Repeat exactly the lines running from the line that contains "Output the web" to the line that contains "24.8, 21.8, 19.1, 16.9, 14.8, 12.9];"; include both ends and add nothing.

--- Provided information ---

## START

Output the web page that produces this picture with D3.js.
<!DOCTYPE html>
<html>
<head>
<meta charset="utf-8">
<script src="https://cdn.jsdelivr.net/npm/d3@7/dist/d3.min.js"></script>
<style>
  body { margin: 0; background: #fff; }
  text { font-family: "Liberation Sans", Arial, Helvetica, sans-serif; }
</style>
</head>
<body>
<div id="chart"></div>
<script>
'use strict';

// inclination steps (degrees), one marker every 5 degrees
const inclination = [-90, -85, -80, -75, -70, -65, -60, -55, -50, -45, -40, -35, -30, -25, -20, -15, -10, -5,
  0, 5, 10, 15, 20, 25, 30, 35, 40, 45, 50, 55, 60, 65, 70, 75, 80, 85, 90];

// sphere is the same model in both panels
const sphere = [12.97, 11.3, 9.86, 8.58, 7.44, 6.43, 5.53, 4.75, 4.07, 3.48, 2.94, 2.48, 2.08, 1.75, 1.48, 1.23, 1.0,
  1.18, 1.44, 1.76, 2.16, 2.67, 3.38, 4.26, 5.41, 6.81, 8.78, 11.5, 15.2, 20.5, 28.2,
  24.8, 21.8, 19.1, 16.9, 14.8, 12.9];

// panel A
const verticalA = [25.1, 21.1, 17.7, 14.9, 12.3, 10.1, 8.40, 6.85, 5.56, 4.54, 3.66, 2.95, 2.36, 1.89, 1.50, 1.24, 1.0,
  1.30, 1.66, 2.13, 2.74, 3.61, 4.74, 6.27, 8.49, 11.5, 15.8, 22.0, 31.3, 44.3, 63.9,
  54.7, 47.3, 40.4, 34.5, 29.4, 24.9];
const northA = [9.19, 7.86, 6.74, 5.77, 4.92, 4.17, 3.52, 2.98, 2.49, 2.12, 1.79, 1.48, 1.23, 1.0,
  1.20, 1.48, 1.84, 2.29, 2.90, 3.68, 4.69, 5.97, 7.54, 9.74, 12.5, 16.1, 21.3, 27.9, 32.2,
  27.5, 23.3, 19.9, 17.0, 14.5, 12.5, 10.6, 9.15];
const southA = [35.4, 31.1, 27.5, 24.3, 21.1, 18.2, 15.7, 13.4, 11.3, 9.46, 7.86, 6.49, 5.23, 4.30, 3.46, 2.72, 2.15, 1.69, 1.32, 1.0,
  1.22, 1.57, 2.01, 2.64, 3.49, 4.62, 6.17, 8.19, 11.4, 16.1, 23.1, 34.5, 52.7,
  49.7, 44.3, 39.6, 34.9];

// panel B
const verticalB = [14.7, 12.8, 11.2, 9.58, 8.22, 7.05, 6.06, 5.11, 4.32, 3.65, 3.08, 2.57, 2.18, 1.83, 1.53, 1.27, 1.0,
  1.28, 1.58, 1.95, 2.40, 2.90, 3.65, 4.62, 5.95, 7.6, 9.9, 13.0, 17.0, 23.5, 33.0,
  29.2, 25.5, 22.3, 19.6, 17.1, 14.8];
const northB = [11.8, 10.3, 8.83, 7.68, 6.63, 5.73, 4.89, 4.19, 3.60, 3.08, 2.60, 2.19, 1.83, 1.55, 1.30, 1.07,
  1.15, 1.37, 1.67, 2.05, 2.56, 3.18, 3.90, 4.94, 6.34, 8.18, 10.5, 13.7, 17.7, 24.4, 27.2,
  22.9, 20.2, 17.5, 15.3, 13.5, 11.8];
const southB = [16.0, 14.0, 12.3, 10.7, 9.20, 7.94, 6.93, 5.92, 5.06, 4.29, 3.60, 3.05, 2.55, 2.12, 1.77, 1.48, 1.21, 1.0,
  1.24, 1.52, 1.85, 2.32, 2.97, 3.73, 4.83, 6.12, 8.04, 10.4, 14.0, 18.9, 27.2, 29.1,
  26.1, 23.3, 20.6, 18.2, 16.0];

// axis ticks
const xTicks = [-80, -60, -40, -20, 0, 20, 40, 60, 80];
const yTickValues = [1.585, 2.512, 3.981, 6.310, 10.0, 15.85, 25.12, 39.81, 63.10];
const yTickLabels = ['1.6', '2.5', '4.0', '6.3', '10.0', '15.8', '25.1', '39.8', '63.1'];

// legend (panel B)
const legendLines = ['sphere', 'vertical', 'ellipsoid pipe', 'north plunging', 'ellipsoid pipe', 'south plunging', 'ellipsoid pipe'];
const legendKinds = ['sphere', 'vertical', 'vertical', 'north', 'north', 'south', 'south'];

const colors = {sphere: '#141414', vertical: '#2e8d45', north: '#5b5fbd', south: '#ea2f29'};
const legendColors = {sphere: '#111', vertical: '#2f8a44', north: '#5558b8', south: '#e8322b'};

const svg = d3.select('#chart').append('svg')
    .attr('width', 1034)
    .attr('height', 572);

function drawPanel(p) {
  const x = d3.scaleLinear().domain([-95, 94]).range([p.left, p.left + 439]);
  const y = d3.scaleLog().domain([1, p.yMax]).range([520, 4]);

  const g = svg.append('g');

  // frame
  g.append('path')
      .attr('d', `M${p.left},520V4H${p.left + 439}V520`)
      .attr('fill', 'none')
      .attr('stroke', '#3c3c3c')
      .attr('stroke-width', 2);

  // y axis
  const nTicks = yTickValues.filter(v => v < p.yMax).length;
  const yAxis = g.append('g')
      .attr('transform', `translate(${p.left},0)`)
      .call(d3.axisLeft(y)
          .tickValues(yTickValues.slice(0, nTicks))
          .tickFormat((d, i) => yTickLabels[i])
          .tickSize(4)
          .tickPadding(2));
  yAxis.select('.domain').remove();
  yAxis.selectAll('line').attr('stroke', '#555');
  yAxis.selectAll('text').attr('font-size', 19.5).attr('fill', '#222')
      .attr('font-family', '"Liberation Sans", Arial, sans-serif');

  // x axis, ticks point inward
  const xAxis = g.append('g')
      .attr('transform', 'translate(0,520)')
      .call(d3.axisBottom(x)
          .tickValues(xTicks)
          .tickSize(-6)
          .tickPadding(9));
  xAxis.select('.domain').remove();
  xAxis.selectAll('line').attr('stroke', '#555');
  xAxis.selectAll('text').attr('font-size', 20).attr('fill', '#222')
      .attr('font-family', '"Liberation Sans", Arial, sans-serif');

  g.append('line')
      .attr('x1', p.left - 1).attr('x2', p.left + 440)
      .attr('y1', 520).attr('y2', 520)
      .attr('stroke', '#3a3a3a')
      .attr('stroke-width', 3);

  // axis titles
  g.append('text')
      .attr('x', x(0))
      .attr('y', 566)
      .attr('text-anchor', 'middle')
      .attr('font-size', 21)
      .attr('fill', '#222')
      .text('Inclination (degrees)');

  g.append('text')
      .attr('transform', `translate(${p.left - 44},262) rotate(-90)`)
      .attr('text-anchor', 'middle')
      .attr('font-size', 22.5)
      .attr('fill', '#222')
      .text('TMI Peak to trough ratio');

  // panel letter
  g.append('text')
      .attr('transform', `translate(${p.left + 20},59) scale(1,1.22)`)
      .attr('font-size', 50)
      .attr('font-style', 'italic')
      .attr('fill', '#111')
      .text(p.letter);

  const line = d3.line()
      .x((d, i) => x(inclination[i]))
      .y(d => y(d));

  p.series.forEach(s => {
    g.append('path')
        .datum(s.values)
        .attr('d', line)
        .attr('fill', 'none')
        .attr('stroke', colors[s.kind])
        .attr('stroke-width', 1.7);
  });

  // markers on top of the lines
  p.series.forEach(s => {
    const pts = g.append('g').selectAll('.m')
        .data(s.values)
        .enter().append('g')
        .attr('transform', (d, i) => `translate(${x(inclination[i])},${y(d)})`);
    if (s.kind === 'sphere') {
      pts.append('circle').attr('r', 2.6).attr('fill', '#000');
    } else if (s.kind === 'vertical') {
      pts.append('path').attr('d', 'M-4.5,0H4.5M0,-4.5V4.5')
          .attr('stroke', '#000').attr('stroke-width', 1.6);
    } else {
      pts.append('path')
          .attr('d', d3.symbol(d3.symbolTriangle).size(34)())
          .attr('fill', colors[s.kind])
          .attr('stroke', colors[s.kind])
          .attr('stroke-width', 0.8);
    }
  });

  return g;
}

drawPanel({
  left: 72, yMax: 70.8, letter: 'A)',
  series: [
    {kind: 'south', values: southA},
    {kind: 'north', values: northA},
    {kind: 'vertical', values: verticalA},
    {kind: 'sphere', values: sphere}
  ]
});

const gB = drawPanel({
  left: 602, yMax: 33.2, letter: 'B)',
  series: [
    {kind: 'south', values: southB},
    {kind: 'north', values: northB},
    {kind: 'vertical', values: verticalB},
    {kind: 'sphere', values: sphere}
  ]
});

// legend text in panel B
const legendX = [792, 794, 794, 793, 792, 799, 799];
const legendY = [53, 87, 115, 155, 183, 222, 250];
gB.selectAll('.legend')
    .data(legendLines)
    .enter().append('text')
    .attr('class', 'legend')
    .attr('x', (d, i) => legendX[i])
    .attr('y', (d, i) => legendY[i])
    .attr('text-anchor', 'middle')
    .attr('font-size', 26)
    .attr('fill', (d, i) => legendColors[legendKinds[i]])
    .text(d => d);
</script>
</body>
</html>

## END
## START

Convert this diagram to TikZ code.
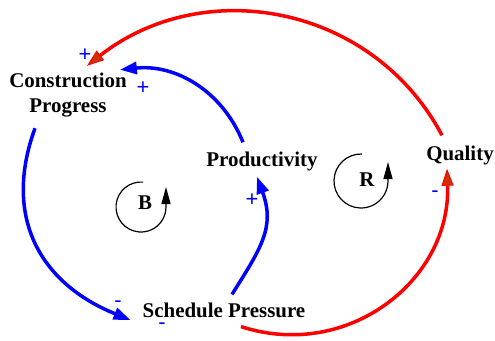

## END

--- Reply to the exercise ---
Output the web page that produces this picture with D3.js.
<!DOCTYPE html>
<html>
<head>
<meta charset="utf-8">
<script src="https://cdn.jsdelivr.net/npm/d3@7/dist/d3.min.js"></script>
<style>
  body { margin: 0; background: #fff; }
  text { font-family: "Liberation Sans", Arial, Helvetica, sans-serif; }
</style>
</head>
<body>
<div id="chart"></div>
<script>
'use strict';

// inclination steps (degrees), one marker every 5 degrees
const inclination = [-90, -85, -80, -75, -70, -65, -60, -55, -50, -45, -40, -35, -30, -25, -20, -15, -10, -5,
  0, 5, 10, 15, 20, 25, 30, 35, 40, 45, 50, 55, 60, 65, 70, 75, 80, 85, 90];

// sphere is the same model in both panels
const sphere = [12.97, 11.3, 9.86, 8.58, 7.44, 6.43, 5.53, 4.75, 4.07, 3.48, 2.94, 2.48, 2.08, 1.75, 1.48, 1.23, 1.0,
  1.18, 1.44, 1.76, 2.16, 2.67, 3.38, 4.26, 5.41, 6.81, 8.78, 11.5, 15.2, 20.5, 28.2,
  24.8, 21.8, 19.1, 16.9, 14.8, 12.9];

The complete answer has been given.